Wherefore Christ later, among other words of the revelations, spoke to his aforesaid bride: ”I tell you,” he said, ”but not for your praise, that your generation has come forth from a lineage of holy kings. And they themselves earned, by their merits, that my divine grace be made manifest with you.” And similarly the mother of this same bride of Christ - her name was Lady Ingeborg - was very noble and very devout.
Her father, named Lord Benedict, a man sprung of kingly seed, founded and endowed many churches and monasteries. The wife of this Benedict hid her devotion of mind and walked ways in accord with her noble rank and the customs of the nobility. One time when she and her household were passing through a certain monastery of nuns, she was looked down upon by a certain nun.

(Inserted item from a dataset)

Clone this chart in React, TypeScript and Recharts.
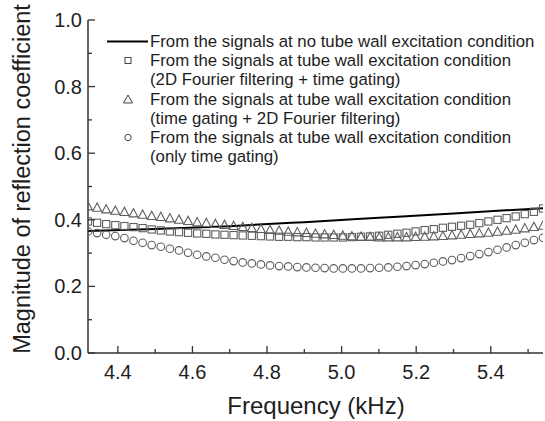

And indeed this nun began, with force, to disparage this same grandmother of the said Lady Bridget and to murmur with the other nuns. And when, on the following night, the said nun had fallen asleep, a person of wonderful beauty appeared to her and said with angry countenance: ”Why have you disparaged my handmaid by saying that she is haughty, which is not true? For from her offspring I shall cause a daughter to come forth, with whom I shall do my great deeds in the world; and I shall pour such great grace into her that all the nations will be astonished.”
However, when the time came that this bride of Christ, Lady Bridget, was still in her mother's womb, it happened that her mother suffered shipwreck in an inlet of the sea. And when many of either sex had already drowned, a duke of the kingdom, Lord Eric, the king of Sweden's brother, who was there at the time, saw her in peril, and, by every means in his power, brought her alive to the shore. Then that very night, a person in shining garments stood by that same mother of Lady Bridget and said: ”You have been saved for the sake of the good that you have in your womb. Therefore nourish it with the love of God because it is God who has given it to you.”
How the birth of Christ's bride appeared to a priest.
And so, with the coming of the time at which the girl Bridget was born, a certain parish priest of a nearby church - a man of proven life and advanced age - while awake and praying, saw in the night a shining cloud, and, in the cloud, a virgin sitting with a book in her hand. To the wondering priest the same virgin said: ”To Birger has been born a daughter whose wonderful voice will be heard throughout the world.”
How she was as if tongueless for three years.
And so, as the girl Bridget advanced in age, she was as if tongueless for three years and did not have the use of speech. Her parents were in much doubt about this, believing that she was mute; but at the end of the third year, she so fully obtained the use of speech that she did not speak in the babbling manner of infants, but, contrary to what is natural at such an age, she sounded the words perfectly.
How Bridget's mother dies.
In the meantime her mother, a woman virtuous in all things, was growing infirm. Several days in advance, she foreknew and foretold her own passing; and when she was just about to go forth from her body and saw her husband and the others sorrowing, she said: ”Why do you sorrow? It is enough to have lived this long. We must rejoice because I am now called to a mightier Lord.” And having called her children, she blessed them all and fell asleep in the Lord.
How, while still a girl, she saw wonderful things.
And so, when the girl Bridget, the bride of Christ, had now attained the seventh year of her age, she once saw, while wide awake, an altar just opposite her bed and a certain lady in shining garments sitting above the altar. The lady had a precious crown in her hand and said to her: ”O Bridget, come!”
And hearing this, she arose from bed, running to the altar. The lady said to her: ”Do you want to have this crown?” She nodded, and the said lady put the crown on her head so that Bridget then felt, as it were, the circle of the crown touching her head. But when she returned to bed, the vision disappeared; and yet she could never forget it.